If you’d like to purchase a hard copy of ‘Letters to a Leaving Mormon’, you can find it here.
"The thing I really want to say here, and the reason for sharing them is to let you know that you too are so much more than what Mormonism told you you were capable of. The church and your leaving of it will not always affect your ability to know and love the world. You have so much to say and explore that has nothing to do with your Mormon experience, and I hope that feels hopeful."
I cried. Thank You for this message! You said it in the exact way my heart needed to hear it. ❤️
Thanks Ashmae. I got on here to write the same thing that j to the c said. Years ago you and I were collaborating on an abc new testament book together that we never made it to finishing. But I've been following your work ever since then.
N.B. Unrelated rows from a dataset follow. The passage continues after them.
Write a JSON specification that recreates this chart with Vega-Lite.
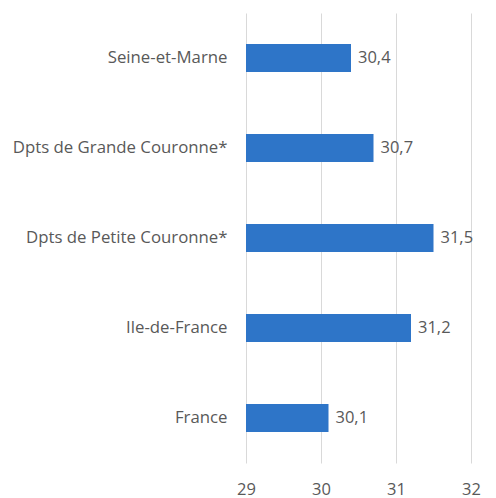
{
  "$schema": "https://vega.github.io/schema/vega-lite/v6.json",
  "width": 225,
  "height": 450,
  "autosize": {"type": "none"},
  "padding": {"left": 246, "top": 13, "right": 25, "bottom": 35},
  "background": "white",
  "config": {
    "view": {"stroke": null},
    "font": "Open Sans",
    "locale": {"number": {"decimal": ",", "thousands": " ", "grouping": [3], "currency": ["", " €"]}}
  },
  "data": {"values": [
    {"zone": "Seine-et-Marne", "value": 30.4},
    {"zone": "Dpts de Grande Couronne*", "value": 30.7},
    {"zone": "Dpts de Petite Couronne*", "value": 31.5},
    {"zone": "Ile-de-France", "value": 31.2},
    {"zone": "France", "value": 30.1}
  ]},
  "encoding": {
    "y": {"field": "zone", "type": "nominal", "sort": null, "title": null,
      "scale": {"paddingInner": 0.69, "paddingOuter": 0.345},
      "axis": {"domain": false, "ticks": false, "labelPadding": 19, "labelFontSize": 16.8, "labelColor": "#595959", "labelFont": "Open Sans", "labelLimit": 300}},
    "x": {"field": "value", "type": "quantitative", "title": null,
      "scale": {"domain": [29, 32], "nice": false, "zero": false},
      "axis": {"values": [29, 30, 31, 32], "format": "d", "domain": false, "ticks": false, "grid": true, "gridColor": "#d9d9d9", "gridWidth": 1, "labelFlush": false, "labelPadding": 18, "labelFontSize": 16.5, "labelColor": "#595959", "labelFont": "Open Sans"}}
  },
  "layer": [
    {"mark": {"type": "bar", "color": "#2E75C8"}, "encoding": {"x2": {"datum": 29}}},
    {"mark": {"type": "text", "align": "left", "dx": 7, "fontSize": 16.5, "color": "#595959", "font": "Open Sans"},
     "encoding": {"text": {"field": "value", "type": "quantitative", "format": ".1f"}}}
  ]
}
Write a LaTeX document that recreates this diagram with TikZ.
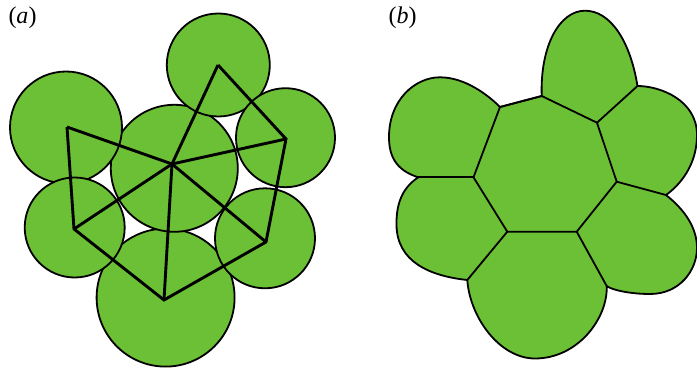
\documentclass[tikz,border=0pt]{standalone}
\usepackage{fontspec}
\setmainfont{Liberation Serif}
\usepackage{tikz}
\usetikzlibrary{positioning,calc}
\usepackage{xcolor}
\definecolor{cellgreen}{RGB}{108,192,54}

\begin{document}
\begin{tikzpicture}[
  x=1pt, y=-1pt,
  disc/.style={draw=black, fill=cellgreen, line width=1.8pt},
  bond/.style={black, line width=2.9pt, line join=miter},
  wall/.style={black, line width=1.8pt, line join=round},
  tissue/.style={draw=black, fill=cellgreen, line width=1.8pt, line join=round},
  panel/.style={font=\fontsize{24}{27}\selectfont, inner sep=0pt},
]
\useasboundingbox (0,0) rectangle (697,369);
%─── Left panel (a): discs and their contact graph ─────────────────────────
\begin{scope}
  \node[panel] (lbla) at (22.5,18) {(\textit{a})};
  \coordinate (cC) at (172,164);
  \coordinate (cT) at (218,65);
  \coordinate (cUR) at (286,139);
  \coordinate (cUL) at (67,127);
  \coordinate (cLL) at (74,229);
  \coordinate (cLR) at (266,242);
  \coordinate (cB) at (164,300);
  \draw[disc] (165.6,297.6) circle[radius=69pt];
  \draw[disc] (174.3,168.3) circle[radius=63.5pt];
  \draw[disc] (66,127.5) circle[radius=56pt];
  \draw[disc] (74.7,227.5) circle[radius=50pt];
  \draw[disc] (218.3,65) circle[radius=51.5pt];
  \draw[disc] (285.5,137.7) circle[radius=49.5pt];
  \draw[disc] (265,238.3) circle[radius=50pt];
  \draw[bond] (cUL) -- (cLL) -- (cB) -- (cLR) -- (cUR) -- (cT);
  \foreach \v in {cT,cUR,cLR,cB,cLL,cUL}
    \draw[bond] (cC) -- (\v);
\end{scope}
%─── Right panel (b): polygonal tissue ─────────────────────────────────────
\begin{scope}
  \node[panel] (lblb) at (402.5,18) {(\textit{b})};
  \coordinate (p1) at (500,107);
  \coordinate (p2) at (541.7,96);
  \coordinate (p3) at (597,122.7);
  \coordinate (p4) at (616.7,181.7);
  \coordinate (p5) at (576.7,231.7);
  \coordinate (p6) at (507.3,231.7);
  \coordinate (p7) at (473.5,177.3);
  \coordinate (q3) at (637.5,86);
  \coordinate (q4) at (666,195);
  \coordinate (q5) at (606.7,286);
  \coordinate (q6) at (467.3,280);
  \coordinate (q7) at (418.3,177.3);
  % outer rim, lobe by lobe
  \path[tissue] (p1) -- (p2)
    .. controls (540,45) and (560,10.7) .. (585,10.7)
    .. controls (610,10.7) and (630,40) .. (q3)
    .. controls (660,86) and (697,100) .. (697,135)
    .. controls (697,165) and (680,185) .. (q4)
    .. controls (685,210) and (697,228) .. (697,248)
    .. controls (697,270) and (680,294) .. (650,294)
    .. controls (630,294) and (612,290) .. (q5)
    .. controls (608,318) and (578,358.5) .. (535,358.5)
    .. controls (500,358.5) and (470,318) .. (q6)
    .. controls (430,276) and (397,262) .. (396.5,225)
    .. controls (396,200) and (405,186) .. (q7)
    .. controls (395,170) and (389,155) .. (389,137)
    .. controls (389,100) and (415,77.3) .. (440,77.3)
    .. controls (465,77.3) and (488,95) .. (p1)
    -- cycle;
  \draw[wall] (p1) -- (p2) -- (p3) -- (p4) -- (p5) -- (p6) -- (p7) -- cycle;
  \draw[wall] (p3) -- (q3);
  \draw[wall] (p4) -- (q4);
  \draw[wall] (p5) -- (q5);
  \draw[wall] (p6) -- (q6);
  \draw[wall] (p7) -- (q7);
\end{scope}
\end{tikzpicture}
\end{document}
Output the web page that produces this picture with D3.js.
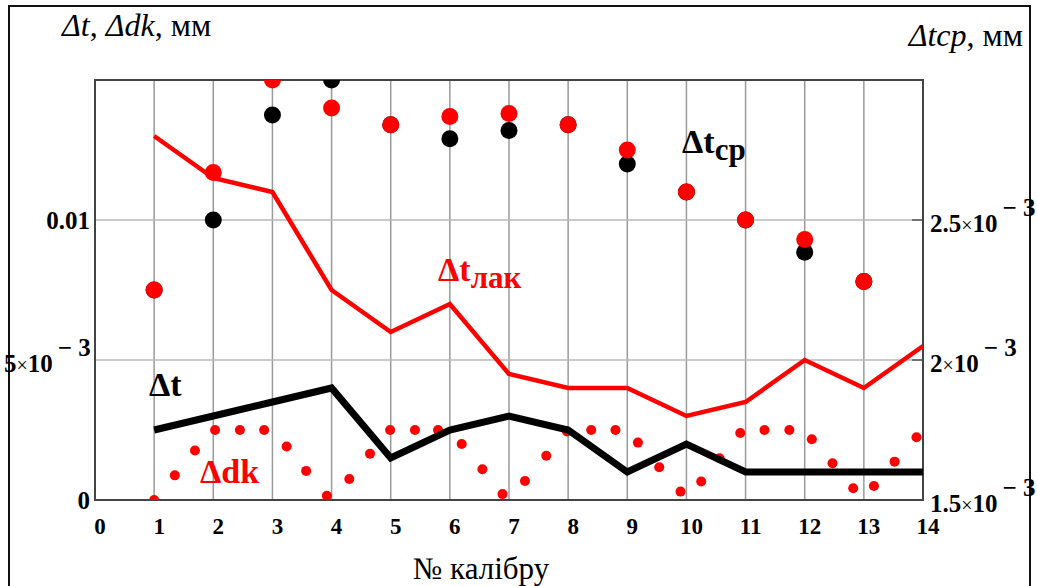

I left the church in January and recently it feels like I've been inundated by well-meaning friends who are still in the church talking about feeling the spirit and how amazing it is and telling me they remember things I used to say when I had just gotten home from a mission. It has been difficult to disentangle all the paradoxical feelings about that! I have felt fear that I'm wrong, fear that I'm no longer good, fear that I've given up light. But at the same time, I've felt so free of psychological burdens and a so many renewed interests in life. I love that you're finding that you are bigger than your experience in Mormonism. That you still stand, outside of it. It's exactly the message I needed today. Thanks for being such a gift giver.